#### EXERCISE DIRECTIONS
Which lines contain the word "this"? Return each of them as written.

═════ EXTRACTED DATA

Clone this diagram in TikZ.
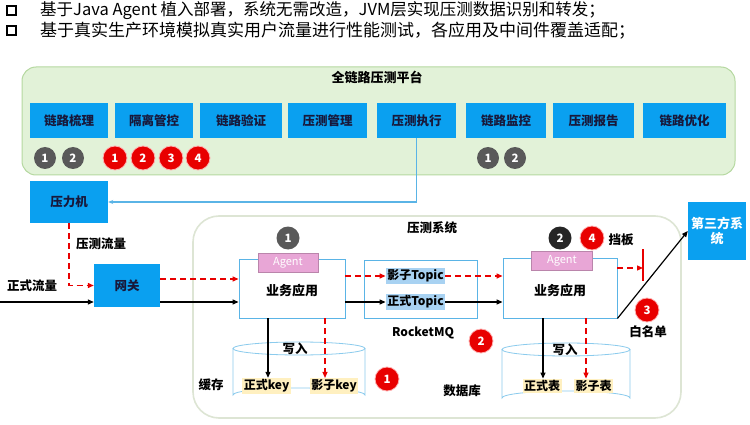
\documentclass[tikz,border=0pt]{standalone}
\usepackage{fontspec}
\setmainfont{Noto Sans CJK SC}
\usetikzlibrary{arrows.meta}
\definecolor{platfill}{HTML}{E2F2D8}
\definecolor{platdraw}{HTML}{B5D8A0}
\definecolor{blueC}{HTML}{0AA0F0}
\definecolor{txtC}{HTML}{18183A}
\definecolor{grayC}{HTML}{595959}
\definecolor{darkC}{HTML}{262626}
\definecolor{redC}{HTML}{E80000}
\definecolor{pinkC}{HTML}{E8A6D6}
\definecolor{topicC}{HTML}{A8D2F2}
\definecolor{keyC}{HTML}{FFF0C0}
\definecolor{lineBlue}{HTML}{5AB4E6}
\definecolor{sysDraw}{HTML}{DDE5D4}
\begin{document}
\begin{tikzpicture}[x=1pt,y=-1pt,
  lbl/.style={inner sep=0, font=\bfseries\fontsize{12.5}{14}\selectfont, text=black},
  bluebox/.style={fill=blueC, draw=none, inner sep=0, minimum height=35, font=\bfseries\fontsize{12.5}{14}\selectfont, text=txtC},
  numc/.style={circle, inner sep=0, font=\bfseries\fontsize{11.5}{12}\selectfont, text=white},
  gc/.style={numc, fill=grayC, minimum size=22},
  dc/.style={numc, fill=darkC, minimum size=22},
  rc/.style={numc, fill=redC, minimum size=24, draw=red!30, line width=0.8pt},
  appbox/.style={draw=lineBlue, line width=0.9pt, fill=white, inner sep=0},
  agentbox/.style={fill=pinkC, draw=pinkC!80!black, line width=0.4pt, inner sep=0, text=white, font=\fontsize{11}{12}\selectfont},
  redarr/.style={draw=redC, line width=1.3pt, dash pattern=on 6pt off 4pt, -{Triangle[length=6pt,width=5pt]}},
  blkarr/.style={draw=black, line width=1.2pt, -{Triangle[length=6pt,width=5pt]}},
  bluearr/.style={draw=lineBlue, line width=1.1pt, -{Stealth[length=5pt,width=4pt]}},
  hl/.style={inner sep=1.5pt, font=\bfseries\fontsize{12}{14}\selectfont},
  bullet/.style={draw=black, line width=2pt, minimum size=9, inner sep=0}
]
\useasboundingbox (0,0) rectangle (750,425);
% header
\node[bullet] (sq1) at (11,11) {};
\node[bullet] (sq2) at (11,31) {};
\node[anchor=west, inner sep=0, font=\fontsize{16.5}{18}\selectfont] (t1) at (40,11) {基于Java Agent 植入部署，系统无需改造，JVM层实现压测数据识别和转发；};
\node[anchor=west, inner sep=0, font=\fontsize{17}{18}\selectfont] (t2) at (40,31) {基于真实生产环境模拟真实用户流量进行性能测试，各应用及中间件覆盖适配；};
% platform
\draw[fill=platfill, draw=platdraw, line width=1pt, rounded corners=14] (22,67) rectangle (735,175);
\node[lbl, font=\bfseries\fontsize{13}{14}\selectfont] (ptitle) at (377,77) {全链路压测平台};
\node[bluebox, minimum width=78] (b1) at (69,120.5) {链路梳理};
\node[bluebox, minimum width=78] (b2) at (154,120.5) {隔离管控};
\node[bluebox, minimum width=82] (b3) at (241,120.5) {链路验证};
\node[bluebox, minimum width=79] (b4) at (327.5,120.5) {压测管理};
\node[bluebox, minimum width=79] (b5) at (416.5,120.5) {压测执行};
\node[bluebox, minimum width=80] (b6) at (506,120.5) {链路监控};
\node[bluebox, minimum width=81] (b7) at (593.5,120.5) {压测报告};
\node[bluebox, minimum width=83] (b8) at (684.5,120.5) {链路优化};
\node[gc] (g1) at (45,158) {1};
\node[gc] (g2) at (73,158) {2};
\node[rc] (r1) at (115,158) {1};
\node[rc] (r2) at (143,158) {2};
\node[rc] (r3) at (171,158) {3};
\node[rc] (r4) at (198,158) {4};
\node[gc] (g3) at (488,158) {1};
\node[gc] (g4) at (515,158) {2};
% test system container
\draw[draw=sysDraw, line width=1.6pt, fill=white, rounded corners=26] (193,216) rectangle (681,418);
\node[lbl] (systitle) at (432,228) {压测系统};
% press & gateway
\node[bluebox, minimum width=78, minimum height=42] (press) at (69,202) {压力机};
\node[bluebox, minimum width=66, minimum height=43] (gw) at (127,285.5) {网关};
\draw[bluearr] (b5.south) |- (press.east);
\node[lbl] (ptraffic) at (101,244) {压测流量};
\node[lbl] (ftraffic) at (32,286) {正式流量};
\coordinate (in) at (0,302);
\draw[redarr] (press.south) |- (gw.west);
\draw[blkarr] (in) -- (in -| gw.west);
% apps
\node[appbox, minimum width=106, minimum height=59] (app1) at (292,288.5) {};
\node[lbl, font=\bfseries\fontsize{13}{14}\selectfont] (app1t) at (292,291) {业务应用};
\node[agentbox, minimum width=60, minimum height=19] (ag1) at (288,262.5) {Agent};
\node[gc, minimum size=23] (c1) at (288,238) {1};
\node[appbox, minimum width=113, minimum height=58] (mq) at (420.5,289) {};
\node[hl, fill=topicC] (st) at (415.5,276) {影子Topic};
\node[hl, fill=topicC] (ft) at (415.5,302) {正式Topic};
\node[lbl, font=\bfseries\fontsize{12}{14}\selectfont] (mqt) at (423,333) {RocketMQ};
\node[rc] (r5) at (481,341) {2};
\node[appbox, minimum width=114, minimum height=60] (app2) at (560,288) {};
\node[lbl, font=\bfseries\fontsize{13}{14}\selectfont] (app2t) at (560,291) {业务应用};
\node[agentbox, minimum width=61, minimum height=19] (ag2) at (562,261) {Agent};
\node[dc, minimum size=23] (c2) at (560,238) {2};
\node[rc] (c4) at (592,238) {4};
\node[lbl] (dangban) at (621,240) {挡板};
% third party
\node[fill=blueC, inner sep=0, minimum width=58, minimum height=58, text=white, align=center, font=\bfseries\fontsize{13}{15}\selectfont] (third) at (717,231) {第三方系\\统};
\node[rc] (c3) at (647,310) {3};
\node[lbl] (wl) at (648,332) {白名单};
% flows
\coordinate (dsh) at (0,279);
\coordinate (sol) at (0,302);
\draw[redarr] (gw.east |- dsh) -- (app1.west |- dsh);
\draw[blkarr] (gw.east |- sol) -- (app1.west |- sol);
\draw[redarr] (app1.east |- st) -- (st.west);
\draw[blkarr] (app1.east |- ft) -- (ft.west);
\draw[redarr] (st.east) -- (app2.west |- st);
\draw[blkarr] (ft.east) -- (app2.west |- ft);
\coordinate (stopT) at (643,249);
\coordinate (stopB) at (643,281);
\coordinate (stopM) at (643,268);
\draw[draw=redC, line width=1.1pt] (stopT) -- (stopB);
\draw[redarr] (app2.east |- stopM) -- (stopM);
\draw[line width=1.2pt, -{Triangle[length=6pt,width=5pt]}] (app2.south east) -- (third.west);
% cylinders
\draw[draw=lineBlue!70, line width=0.8pt, fill=white] (233,348.5) -- (233,395) arc[start angle=180, end angle=360, x radius=66, y radius=7] -- (365,348.5);
\draw[draw=lineBlue!70, line width=0.8pt, fill=white] (299,348.5) ellipse[x radius=66, y radius=6.5];
\draw[draw=lineBlue!70, line width=0.8pt, fill=white] (502,349.5) -- (502,398) arc[start angle=180, end angle=360, x radius=64, y radius=7] -- (630,349.5);
\draw[draw=lineBlue!70, line width=0.8pt, fill=white] (566,349.5) ellipse[x radius=64, y radius=6.5];
\node[lbl] (w1) at (295,349) {写入};
\node[lbl] (w2) at (565,350) {写入};
\node[hl, fill=keyC] (k1) at (266.5,386) {正式key};
\node[hl, fill=keyC] (k2) at (334,386) {影子key};
\node[hl, fill=keyC] (k3) at (542,386) {正式表};
\node[hl, fill=keyC] (k4) at (593.5,386) {影子表};
\node[lbl] (cache) at (211,385) {缓存};
\node[rc] (c5) at (387,379) {1};
\node[lbl] (db) at (462,391) {数据库};
\coordinate (a1) at (268,318);
\coordinate (a2) at (325,318);
\coordinate (a3) at (543,318);
\coordinate (a4) at (586,318);
\draw[blkarr] (a1) -- (a1 |- k1.north);
\draw[redarr, line width=1.1pt] (a2) -- (a2 |- k2.north);
\draw[blkarr] (a3) -- (a3 |- k3.north);
\draw[redarr, line width=1.1pt] (a4) -- (a4 |- k4.north);
\end{tikzpicture}
\end{document}
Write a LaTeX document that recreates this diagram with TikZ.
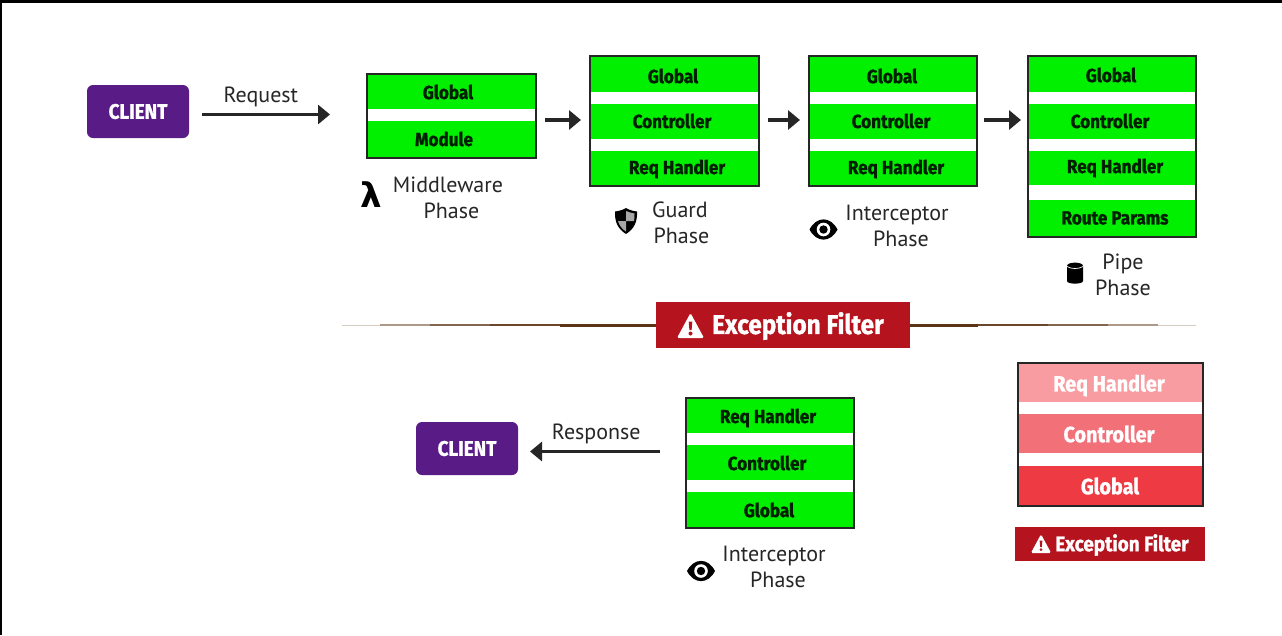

══════════

#### SOLUTION TO THE PROBLEM
Clone this diagram in TikZ.
Write a LaTeX document that recreates this diagram with TikZ.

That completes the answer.